- #1
brotherbobby
- 618
- 152
- Homework Statement
- A plastic "boat" with a ##25\; \text{cm}^2## square cross section floats in a liquid. One by one, you place lead pellets of ##m = 50\; \text{g}## each inside the boat and measure how far the boat extends (##x## cm) below the surface. Your data are as follows: (1) m = 50 g : x = 2.9 cm, (2) m = 100 g : x = 5.0 cm, (3) m = 150 g : x = 6.6 cm and (4) m = 200 g : x = 8.6 cm.
Draw an appropriate graph of the data and, from the slope and intercept of the best-fit line, determine (1) the mass of the boat and the (2) density of the liquid.
- Relevant Equations
- Law of flotation : Mass of the body = Mass of liquid displaced (##m_B = \Delta m_L##)
Using ##m_B = \Delta m_L\Rightarrow m_B = \rho_L A_B\, x(B)## where ##\rho_L## is the density of the liquid, ##A_B## is the cross-sectional area of the boat and ##x(B)## is the depth to which the boat submerge into the liquid due to its own weight without the pellets(##m = 0##). As we can see from the graph, ##x(B) = 0.8\; \text{cm}##, the y-intercept in the graph.

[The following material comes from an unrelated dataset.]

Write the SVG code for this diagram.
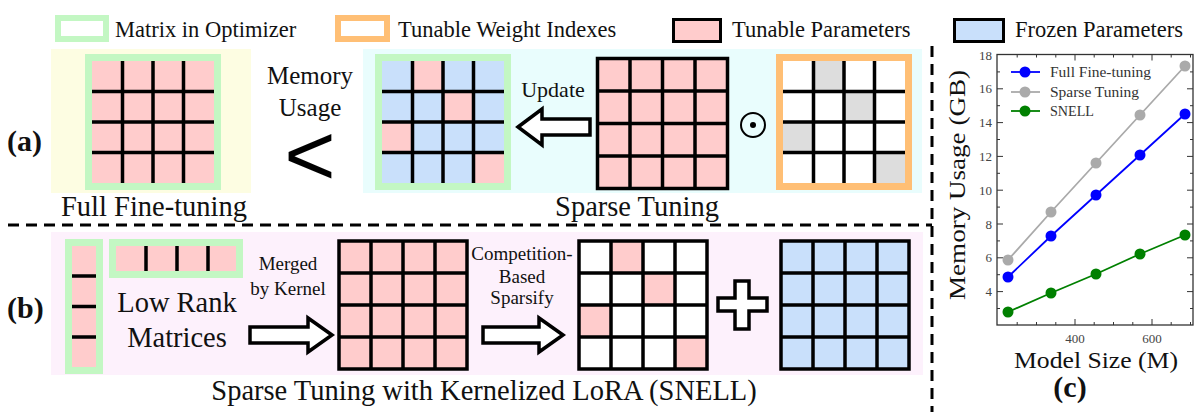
<svg xmlns="http://www.w3.org/2000/svg" width="1200" height="412" viewBox="0 0 1200 412">
<style>
.t{font-family:"Liberation Serif","Times New Roman",serif;fill:#111}
.b{font-weight:bold}
.pk{fill:#ffcccc}
.bl{fill:#c9e0fb}
.wh{fill:#ffffff}
.gy{fill:#dddddd}
.gl{stroke:#000;stroke-width:3.5;fill:none}
.ob{stroke:#000;stroke-width:3.5;fill:none}
.gr{fill:none;stroke:#c3f7c3;stroke-width:7}
.og{fill:none;stroke:#ffbf75;stroke-width:7}
.ar{fill:#fff;stroke:#000;stroke-width:3.5;stroke-linejoin:miter}
.dash{stroke:#000;stroke-width:3;stroke-dasharray:11 7;fill:none}
.ax{fill:none;stroke:#333;stroke-width:1.3}
.tk{stroke:#333;stroke-width:1}
.tl{font-family:"Liberation Serif","Times New Roman",serif;font-size:13px;fill:#444}
.lg{font-family:"Liberation Serif","Times New Roman",serif;font-size:14px;fill:#333}
</style>

<!-- Legend -->
<g id="legend">
  <rect x="58" y="18" width="48" height="21" fill="#fff" stroke="#c3f7c3" stroke-width="6"/>
  <text class="t" x="115" y="37" font-size="22.5">Matrix in Optimizer</text>
  <rect x="338" y="18" width="49" height="21" fill="#fff" stroke="#ffbf75" stroke-width="6"/>
  <text class="t" x="398" y="37" font-size="22.5">Tunable Weight Indexes</text>
  <rect x="673.5" y="19.5" width="47" height="22" class="pk" stroke="#000" stroke-width="3"/>
  <text class="t" x="732" y="37" font-size="22.5">Tunable Parameters</text>
  <rect x="954.5" y="19.5" width="49" height="22" class="bl" stroke="#000" stroke-width="3"/>
  <text class="t" x="1015" y="37" font-size="22.5">Frozen Parameters</text>
</g>

<!-- Backgrounds -->
<rect x="51" y="49" width="200" height="144" fill="#fdfde2"/>
<rect x="363" y="49" width="559" height="144" fill="#e9fdfd"/>
<rect x="51" y="232" width="872" height="143" fill="#fdf1fc"/>

<!-- separators -->
<g id="separators">
  <line class="dash" x1="8" y1="225" x2="932" y2="225"/>
  <line class="dash" x1="932" y1="46" x2="932" y2="412" stroke-dasharray="13 8"/>
</g>

<!-- Panel (a) -->
<text class="t b" x="7" y="151" font-size="30">(a)</text>

<g id="full-ft-matrix">
  <rect x="88.5" y="57.5" width="129" height="129" class="pk"/>
  <path class="gl" d="M122.5,61V183M153,61V183M183.5,61V183M92,91.5H214M92,122H214M92,152.5H214"/>
  <rect x="88.5" y="57.5" width="129" height="129" class="gr"/>
</g>
<text class="t" x="154" y="216" font-size="28.5" text-anchor="middle">Full Fine-tuning</text>

<g id="memory-usage">
  <text class="t" x="310" y="84" font-size="25" text-anchor="middle">Memory</text>
  <text class="t" x="310" y="116" font-size="25" text-anchor="middle">Usage</text>
  <text x="310" y="185" font-size="88" text-anchor="middle" font-family="Liberation Sans, Arial, sans-serif" fill="#000">&lt;</text>
</g>

<g id="sparse-a-matrix">
  <rect x="378.5" y="57.5" width="129" height="129" class="bl"/>
  <rect x="412.5" y="61" width="30.5" height="30.5" class="pk"/>
  <rect x="443" y="91.5" width="30.5" height="30.5" class="pk"/>
  <rect x="382" y="122" width="30.5" height="30.5" class="pk"/>
  <rect x="473.5" y="152.5" width="30.5" height="30.5" class="pk"/>
  <path class="gl" d="M412.5,61V183M443,61V183M473.5,61V183M382,91.5H504M382,122H504M382,152.5H504"/>
  <rect x="378.5" y="57.5" width="129" height="129" class="gr"/>
</g>

<g id="update">
  <text class="t" x="553" y="97" font-size="22" text-anchor="middle">Update</text>
  <path class="ar" d="M518,127 L542,109 L542,119 L590,119 L590,135 L542,135 L542,145 Z"/>
</g>

<g id="tunable-a-matrix">
  <rect x="597.5" y="58.5" width="130" height="130" class="pk"/>
  <path class="gl" d="M630,58.5V188.5M662.5,58.5V188.5M695,58.5V188.5M597.5,91H727.5M597.5,123.5H727.5M597.5,156H727.5"/>
  <rect x="597.5" y="58.5" width="130" height="130" class="ob" stroke-width="4"/>
</g>

<g id="odot">
  <circle cx="753" cy="125" r="12" fill="none" stroke="#000" stroke-width="2"/>
  <circle cx="753" cy="125" r="3" fill="#000"/>
</g>

<g id="index-matrix">
  <rect x="779.5" y="57.5" width="129" height="129" class="wh"/>
  <rect x="813.5" y="61" width="30.5" height="30.5" class="gy"/>
  <rect x="844" y="91.5" width="30.5" height="30.5" class="gy"/>
  <rect x="783" y="122" width="30.5" height="30.5" class="gy"/>
  <rect x="874.5" y="152.5" width="30.5" height="30.5" class="gy"/>
  <path class="gl" d="M813.5,61V183M844,61V183M874.5,61V183M783,91.5H905M783,122H905M783,152.5H905"/>
  <rect x="779.5" y="57.5" width="129" height="129" class="og"/>
</g>
<text class="t" x="637" y="216" font-size="28.5" text-anchor="middle">Sparse Tuning</text>

<!-- Panel (b) -->
<text class="t b" x="7" y="318" font-size="30">(b)</text>

<g id="lowrank-vertical">
  <rect x="68.5" y="242.5" width="31" height="128" class="pk"/>
  <path class="gl" d="M72,276H96M72,306.5H96M72,337H96"/>
  <rect x="68.5" y="242.5" width="31" height="128" class="gr"/>
</g>
<g id="lowrank-horizontal">
  <rect x="112.5" y="242.5" width="127" height="32" class="pk"/>
  <path class="gl" d="M146,246V271M177,246V271M208,246V271"/>
  <rect x="112.5" y="242.5" width="127" height="32" class="gr"/>
</g>
<text class="t" x="177" y="312" font-size="28.5" text-anchor="middle">Low Rank</text>
<text class="t" x="177" y="347" font-size="28.5" text-anchor="middle">Matrices</text>

<g id="merge-arrow">
  <text class="t" x="288" y="270" font-size="19" text-anchor="middle">Merged</text>
  <text class="t" x="288" y="295" font-size="19" text-anchor="middle">by Kernel</text>
  <path class="ar" d="M332,335 L308,318 L308,327 L250,327 L250,343 L308,343 L308,352 Z"/>
</g>

<g id="merged-matrix">
  <rect x="339" y="241" width="128" height="128" class="pk"/>
  <path class="gl" d="M371,241V369M403,241V369M435,241V369M339,273H467M339,305H467M339,337H467"/>
  <rect x="339" y="241" width="128" height="128" class="ob" stroke-width="4"/>
</g>

<g id="sparsify-arrow">
  <text class="t" x="522" y="260" font-size="19" text-anchor="middle">Competition-</text>
  <text class="t" x="522" y="283" font-size="19" text-anchor="middle">Based</text>
  <text class="t" x="522" y="304" font-size="19" text-anchor="middle">Sparsify</text>
  <path class="ar" d="M563,335 L539,318 L539,327 L483,327 L483,343 L539,343 L539,352 Z"/>
</g>

<g id="sparse-b-matrix">
  <rect x="579" y="241" width="128" height="128" class="wh"/>
  <rect x="611" y="241" width="32" height="32" class="pk"/>
  <rect x="643" y="273" width="32" height="32" class="pk"/>
  <rect x="579" y="305" width="32" height="32" class="pk"/>
  <rect x="675" y="337" width="32" height="32" class="pk"/>
  <path class="gl" d="M611,241V369M643,241V369M675,241V369M579,273H707M579,305H707M579,337H707"/>
  <rect x="579" y="241" width="128" height="128" class="ob" stroke-width="4"/>
</g>

<g id="plus">
  <path class="ar" d="M735,281 H749 V298 H767 V311 H749 V329 H735 V311 H718 V298 H735 Z"/>
</g>

<g id="frozen-matrix">
  <rect x="781" y="241" width="128" height="128" class="bl"/>
  <path class="gl" d="M813,241V369M845,241V369M877,241V369M781,273H909M781,305H909M781,337H909"/>
  <rect x="781" y="241" width="128" height="128" class="ob" stroke-width="4"/>
</g>
<text class="t" x="484" y="400" font-size="28.5" text-anchor="middle">Sparse Tuning with Kernelized LoRA (SNELL)</text>

<!-- Panel (c) chart -->
<g id="chart">
  <rect class="ax" x="997" y="54.5" width="196" height="270.5"/>
  <!-- y ticks major -->
  <path class="tk" d="M997,88.8h6M997,122.6h6M997,156.4h6M997,190.2h6M997,224h6M997,257.8h6M997,291.6h6
    M1193,88.8h-6M1193,122.6h-6M1193,156.4h-6M1193,190.2h-6M1193,224h-6M1193,257.8h-6M1193,291.6h-6"/>
  <!-- y ticks minor -->
  <path class="tk" d="M997,71.9h3M997,105.7h3M997,139.5h3M997,173.3h3M997,207.1h3M997,240.9h3M997,274.7h3M997,308.5h3
    M1193,71.9h-3M1193,105.7h-3M1193,139.5h-3M1193,173.3h-3M1193,207.1h-3M1193,240.9h-3M1193,274.7h-3M1193,308.5h-3"/>
  <!-- x ticks -->
  <path class="tk" d="M1075,325v-6M1152,325v-6M1075,54.5v6M1152,54.5v6
    M1017.2,325v-3M1036.5,325v-3M1055.8,325v-3M1094.2,325v-3M1113.5,325v-3M1132.8,325v-3M1171.2,325v-3M1190.5,325v-3
    M1017.2,54.5v3M1036.5,54.5v3M1055.8,54.5v3M1094.2,54.5v3M1113.5,54.5v3M1132.8,54.5v3M1171.2,54.5v3M1190.5,54.5v3"/>
  <!-- tick labels -->
  <g class="tl" text-anchor="end">
    <text x="992" y="59.5">18</text>
    <text x="992" y="93.3">16</text>
    <text x="992" y="127.1">14</text>
    <text x="992" y="160.9">12</text>
    <text x="992" y="194.7">10</text>
    <text x="992" y="228.5">8</text>
    <text x="992" y="262.3">6</text>
    <text x="992" y="296.1">4</text>
  </g>
  <g class="tl" text-anchor="middle">
    <text x="1075" y="343">400</text>
    <text x="1152" y="343">600</text>
  </g>
  <!-- series -->
  <g id="series-gray" fill="#aaaaaa">
    <polyline points="1008,260 1051,212 1096,163 1140,115 1185,66" fill="none" stroke="#aaaaaa" stroke-width="1.8"/>
    <circle cx="1008" cy="260" r="5.5"/><circle cx="1051" cy="212" r="5.5"/><circle cx="1096" cy="163" r="5.5"/><circle cx="1140" cy="115" r="5.5"/><circle cx="1185" cy="66" r="5.5"/>
  </g>
  <g id="series-blue" fill="#0000ff">
    <polyline points="1008,277 1051,236 1096,195 1140,155 1185,114" fill="none" stroke="#0000ff" stroke-width="1.8"/>
    <circle cx="1008" cy="277" r="5.5"/><circle cx="1051" cy="236" r="5.5"/><circle cx="1096" cy="195" r="5.5"/><circle cx="1140" cy="155" r="5.5"/><circle cx="1185" cy="114" r="5.5"/>
  </g>
  <g id="series-green" fill="#008000">
    <polyline points="1008,312 1051,293 1096,274 1140,254 1185,235" fill="none" stroke="#008000" stroke-width="1.8"/>
    <circle cx="1008" cy="312" r="5.5"/><circle cx="1051" cy="293" r="5.5"/><circle cx="1096" cy="274" r="5.5"/><circle cx="1140" cy="254" r="5.5"/><circle cx="1185" cy="235" r="5.5"/>
  </g>
  <!-- chart legend -->
  <g id="chart-legend">
    <line x1="1011" y1="72" x2="1040" y2="72" stroke="#0000ff" stroke-width="1.8"/>
    <circle cx="1025" cy="72" r="5.5" fill="#0000ff"/>
    <text class="lg" x="1050" y="77" textLength="101" lengthAdjust="spacingAndGlyphs">Full Fine-tuning</text>
    <line x1="1011" y1="92" x2="1040" y2="92" stroke="#aaaaaa" stroke-width="1.8"/>
    <circle cx="1025" cy="92" r="5.5" fill="#aaaaaa"/>
    <text class="lg" x="1050" y="97" textLength="89" lengthAdjust="spacingAndGlyphs">Sparse Tuning</text>
    <line x1="1011" y1="111" x2="1040" y2="111" stroke="#008000" stroke-width="1.8"/>
    <circle cx="1025" cy="111" r="5.5" fill="#008000"/>
    <text class="lg" x="1050" y="116" textLength="44" lengthAdjust="spacingAndGlyphs">SNELL</text>
  </g>
  <!-- axis labels -->
  <text class="t" x="0" y="0" font-size="23" fill="#222" text-anchor="middle" transform="translate(965,185) rotate(-90)" textLength="230" lengthAdjust="spacingAndGlyphs">Memory Usage (GB)</text>
  <text class="t" x="1096" y="368" font-size="23" fill="#222" text-anchor="middle" textLength="164" lengthAdjust="spacingAndGlyphs">Model Size (M)</text>
  <text class="t b" x="1070" y="397" font-size="30" text-anchor="middle">(c)</text>
</g>
</svg>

See ##x(B)## as "x due to B only".
From above, ##\frac{m_B}{x(B)} = \rho_L A_B##. The graph has an incline of ##26^{\circ}##. Hence, from mathematics, ##\frac{\Delta x}{\Delta m} = \tan 26^{\circ}\Rightarrow \frac{\Delta m}{\Delta x} = \cot 26^{\circ} = 2.05##. Thus, the density of the liquid ##\rho_L = \frac{2.05}{A_B} = \frac{2.05}{25\times 10^-4} = \boxed{820\; \text{kg/m}^3}##.
The mass of the boat ##m_B = \rho_L A_B\, x(B) = 820\times (25\times 10^{-4})\times (8\times 10^{-3}) = \boxed{16.4\; \text{g}} ##.

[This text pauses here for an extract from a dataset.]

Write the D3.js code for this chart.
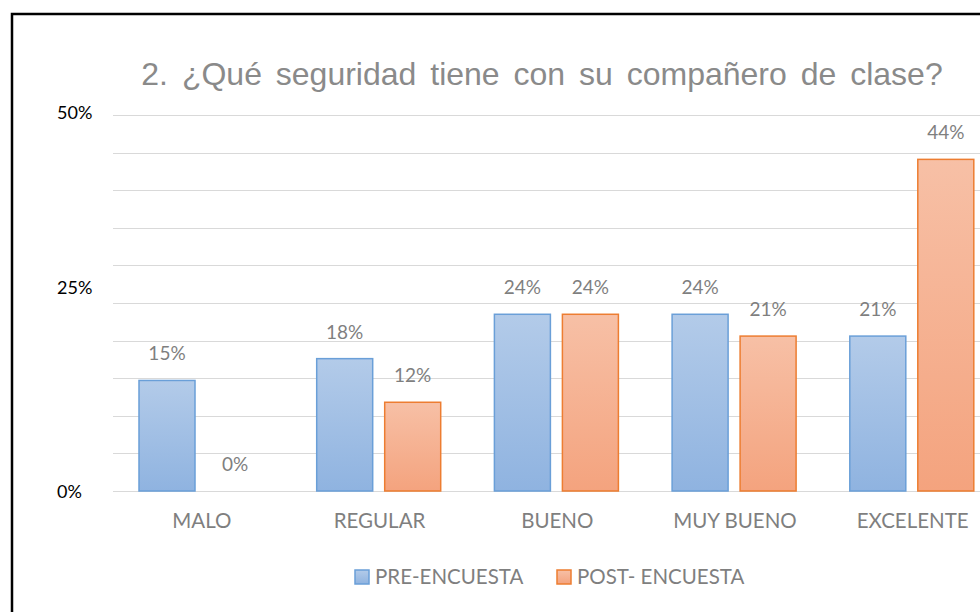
<!DOCTYPE html>
<html>
<head>
<meta charset="utf-8">
<script src="https://cdn.jsdelivr.net/npm/d3@7"></script>
<style>
  body { margin: 0; background: #fff; }
  svg { display: block; }
</style>
</head>
<body>
<div id="chart"></div>
<script>
var categories = ["MALO", "REGULAR", "BUENO", "MUY BUENO", "EXCELENTE"];
var series = ["PRE-ENCUESTA", "POST- ENCUESTA"];
var preValues = [0.147, 0.176, 0.235, 0.235, 0.206];
var postValues = [0, 0.118, 0.235, 0.206, 0.441];
var yTicks = [0, 0.25, 0.5];
var gridTicks = [0, 0.05, 0.1, 0.15, 0.2, 0.25, 0.3, 0.35, 0.4, 0.45, 0.5];
var title = "2. ¿Qué seguridad tiene con su compañero de clase?";

var width = 980;
var height = 612;
var labelFont = "Lato, 'Open Sans', sans-serif";

var svg = d3.select("#chart")
  .append("svg")
  .attr("width", width)
  .attr("height", height);

var defs = svg.append("defs");
function gradient(id, top, bottom) {
  var g = defs.append("linearGradient")
    .attr("id", id)
    .attr("x1", 0).attr("y1", 0)
    .attr("x2", 0).attr("y2", 1);
  g.append("stop").attr("offset", "0%").attr("stop-color", top);
  g.append("stop").attr("offset", "100%").attr("stop-color", bottom);
}
gradient("gPre", "#b3cbe9", "#8fb3e0");
gradient("gPost", "#f7c0a6", "#f4a37e");

var fills = { "PRE-ENCUESTA": "url(#gPre)", "POST- ENCUESTA": "url(#gPost)" };
var strokes = { "PRE-ENCUESTA": "#6a9fd8", "POST- ENCUESTA": "#ed7d31" };

// frame
svg.append("rect")
  .attr("x", 12)
  .attr("y", 14)
  .attr("width", 1000)
  .attr("height", 700)
  .attr("fill", "#fff")
  .attr("stroke", "#000")
  .attr("stroke-width", 2.5);

var y = d3.scaleLinear()
  .domain([0, 0.5])
  .range([491, 115]);

var x0 = d3.scaleBand()
  .domain(categories)
  .range([113, 113 + 5 * 177.7]);

var x1 = d3.scaleBand()
  .domain(series)
  .range([26, 150])
  .paddingInner(12 / 68);

// gridlines
svg.append("g")
  .selectAll("line")
  .data(gridTicks)
  .enter()
  .append("line")
  .attr("x1", 113)
  .attr("x2", width)
  .attr("y1", function (d) { return Math.round(y(d)) + 0.5; })
  .attr("y2", function (d) { return Math.round(y(d)) + 0.5; })
  .attr("stroke", "#d9d9d9")
  .attr("stroke-width", 1.2);

// y tick labels (the 25% one sits a bit high in the original)
var tickShift = { 0: 1, 0.25: -15, 0.5: -2 };
svg.append("g")
  .selectAll("text")
  .data(yTicks)
  .enter()
  .append("text")
  .attr("x", 57)
  .attr("y", function (d) { return y(d) + tickShift[d]; })
  .attr("dy", "0.35em")
  .attr("font-family", labelFont)
  .attr("font-size", 18)
  .attr("fill", "#000")
  .text(d3.format(".0%"));

// title
svg.append("text")
  .attr("x", 542)
  .attr("y", 85)
  .attr("text-anchor", "middle")
  .attr("font-family", "'Liberation Sans', Arial, sans-serif")
  .attr("font-size", 32)
  .attr("word-spacing", 5)
  .attr("fill", "#8a8a8a")
  .text(title);

var rows = categories.map(function (c, i) {
  return { cat: c, values: [
    { key: series[0], value: preValues[i] },
    { key: series[1], value: postValues[i] }
  ] };
});

var groups = svg.append("g")
  .selectAll("g")
  .data(rows)
  .enter()
  .append("g")
  .attr("transform", function (d) { return "translate(" + x0(d.cat) + ",0)"; });

groups.selectAll("rect")
  .data(function (d) { return d.values.filter(function (v) { return v.value > 0; }); })
  .enter()
  .append("rect")
  .attr("x", function (d) { return x1(d.key); })
  .attr("y", function (d) { return y(d.value); })
  .attr("width", x1.bandwidth())
  .attr("height", function (d) { return y(0) - y(d.value); })
  .attr("fill", function (d) { return fills[d.key]; })
  .attr("stroke", function (d) { return strokes[d.key]; })
  .attr("stroke-width", 1.5);

groups.selectAll("text")
  .data(function (d) { return d.values; })
  .enter()
  .append("text")
  .attr("x", function (d) { return x1(d.key) + x1.bandwidth() / 2; })
  .attr("y", function (d) { return y(d.value) - 20; })
  .attr("text-anchor", "middle")
  .attr("font-family", labelFont)
  .attr("font-size", 19)
  .attr("fill", "#7f7f7f")
  .text(function (d) { return d3.format(".0%")(d.value); });

// category labels
svg.append("g")
  .selectAll("text")
  .data(categories)
  .enter()
  .append("text")
  .attr("x", function (d) { return x0(d) + x0.bandwidth() / 2; })
  .attr("y", 528)
  .attr("text-anchor", "middle")
  .attr("font-family", labelFont)
  .attr("font-size", 20.5)
  .attr("fill", "#7f7f7f")
  .text(function (d) { return d; });

// legend
var legendX = [355, 557];
var legend = svg.append("g")
  .selectAll("g")
  .data(series)
  .enter()
  .append("g")
  .attr("transform", function (d, i) { return "translate(" + legendX[i] + ",570)"; });

legend.append("rect")
  .attr("width", 14)
  .attr("height", 14)
  .attr("fill", function (d) { return fills[d]; })
  .attr("stroke", function (d) { return strokes[d]; })
  .attr("stroke-width", 1.5);

legend.append("text")
  .attr("x", 20)
  .attr("y", 14)
  .attr("font-family", labelFont)
  .attr("font-size", 20.5)
  .attr("fill", "#7f7f7f")
  .text(function (d) { return d; });
</script>
</body>
</html>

My answers are way different from those in the text : (1) Mass of the boat = ##\boxed{m_B = 29\; \text{g}}##, (2) Density of the liquid = ##\boxed{\rho_L = 1100\; \text{kg/m}^3}##.

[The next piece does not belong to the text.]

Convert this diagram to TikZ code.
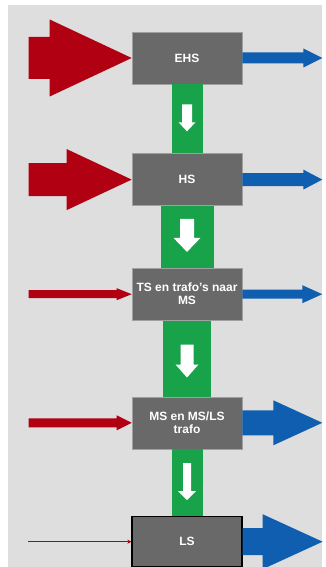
\documentclass[tikz,border=0pt]{standalone}
\usepackage{fontspec}
\setmainfont{Liberation Sans}
\usetikzlibrary{positioning, arrows.meta}
\definecolor{panelgray}{RGB}{222,222,222}
\definecolor{boxgray}{RGB}{105,105,105}
\definecolor{boxedge}{RGB}{160,160,160}
\definecolor{inred}{RGB}{176,0,18}
\definecolor{outblue}{RGB}{16,94,175}
\definecolor{flowgreen}{RGB}{24,162,74}

% block arrow along x, drawn from an anchor:
% #1 colour, #2 anchor, #3 tail, #4 head base, #5 tip, #6 half shaft, #7 half head
\newcommand{\harr}[7]{%
  \begin{scope}[shift={(#2)}]
    \fill[#1] (#3,-#6) -- (#4,-#6) -- (#4,-#7) -- (#5,0) -- (#4,#7)
      -- (#4,#6) -- (#3,#6) -- cycle;
  \end{scope}}
% white down arrow below a box: #1 box, #2 top, #3 head base, #4 tip, #5 half shaft, #6 half head
\newcommand{\downarr}[6]{%
  \begin{scope}[shift={(#1.south)}]
    \fill[white] (-#5,#2) -- (-#5,#3) -- (-#6,#3) -- (0,#4) -- (#6,#3)
      -- (#5,#3) -- (#5,#2) -- cycle;
  \end{scope}}
% green bar between two boxes: #1 upper box, #2 lower box, #3 half width
\newcommand{\flowbar}[3]{%
  \fill[flowgreen] ([xshift=-#3pt]#1.south) rectangle ([xshift=#3pt]#2.north);}

\begin{document}
\begin{tikzpicture}[x=1pt, y=-1pt,
  level/.style={fill=boxgray, draw=boxedge, line width=0.6pt, text=white,
    minimum width=110pt, minimum height=52pt, inner sep=0pt, align=center,
    font=\bfseries\fontsize{12}{13}\selectfont}]
\useasboundingbox (0,0) rectangle (325,567);
\fill[panelgray] (8,5) rectangle (322,567);

\node[level] (ehs) at (187,58) {EHS};
\node[level, below=69pt of ehs] (hs) {HS};
\node[level, below=62pt of hs] (ts) {TS en trafo's naar\\MS};
\node[level, below=76pt of ts] (ms) {MS en MS/LS\\trafo};
\node[level, below=67pt of ms, draw=black, line width=1.2pt,
  minimum height=50pt] (ls) {LS};

% flow down
\flowbar{ehs}{hs}{15.5}
\flowbar{hs}{ts}{26.5}
\flowbar{ts}{ms}{24}
\flowbar{ms}{ls}{15.5}
\downarr{ehs}{20}{38}{47}{5}{8.5}
\downarr{hs}{13}{32}{46}{7}{13.5}
\downarr{ts}{24}{44}{57}{6.5}{11.5}
\downarr{ms}{14}{42}{51}{4}{9}

% in
\harr{inred}{ehs.west}{-103}{-82}{0}{21}{38.5}
\harr{inred}{hs.west}{-103}{-65}{0}{16.5}{30.5}
\harr{inred}{ts.west}{-103}{-15}{0}{4}{6}
\harr{inred}{ms.west}{-103}{-15}{0}{4.5}{7.5}
\coordinate[left=103pt of ls.west] (lsin);
\draw[inred, line width=1pt, -{Stealth[length=4pt, width=4pt]}] (lsin) -- (ls.west);

% out
\harr{outblue}{ehs.east}{0}{61}{80}{5.5}{9.5}
\harr{outblue}{hs.east}{0}{61}{80}{6.5}{10}
\harr{outblue}{ts.east}{0}{60}{80}{4.5}{9}
\harr{outblue}{ms.east}{0}{31}{80}{12.5}{22.5}
\harr{outblue}{ls.east}{0}{20}{80}{13.5}{27.5}
\end{tikzpicture}
\end{document}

Any hint as to where am going wrong?
(A possible error could be in the incline and hence the slope of the graph. I have obtained conflicting answers using the "ruler" (slope = 20.5)in the software and finding the slope manually (slope = 2.44). Still I am mistaken, the slope from the book is 2.67. Is my logic mistaken? Any help would be welcome).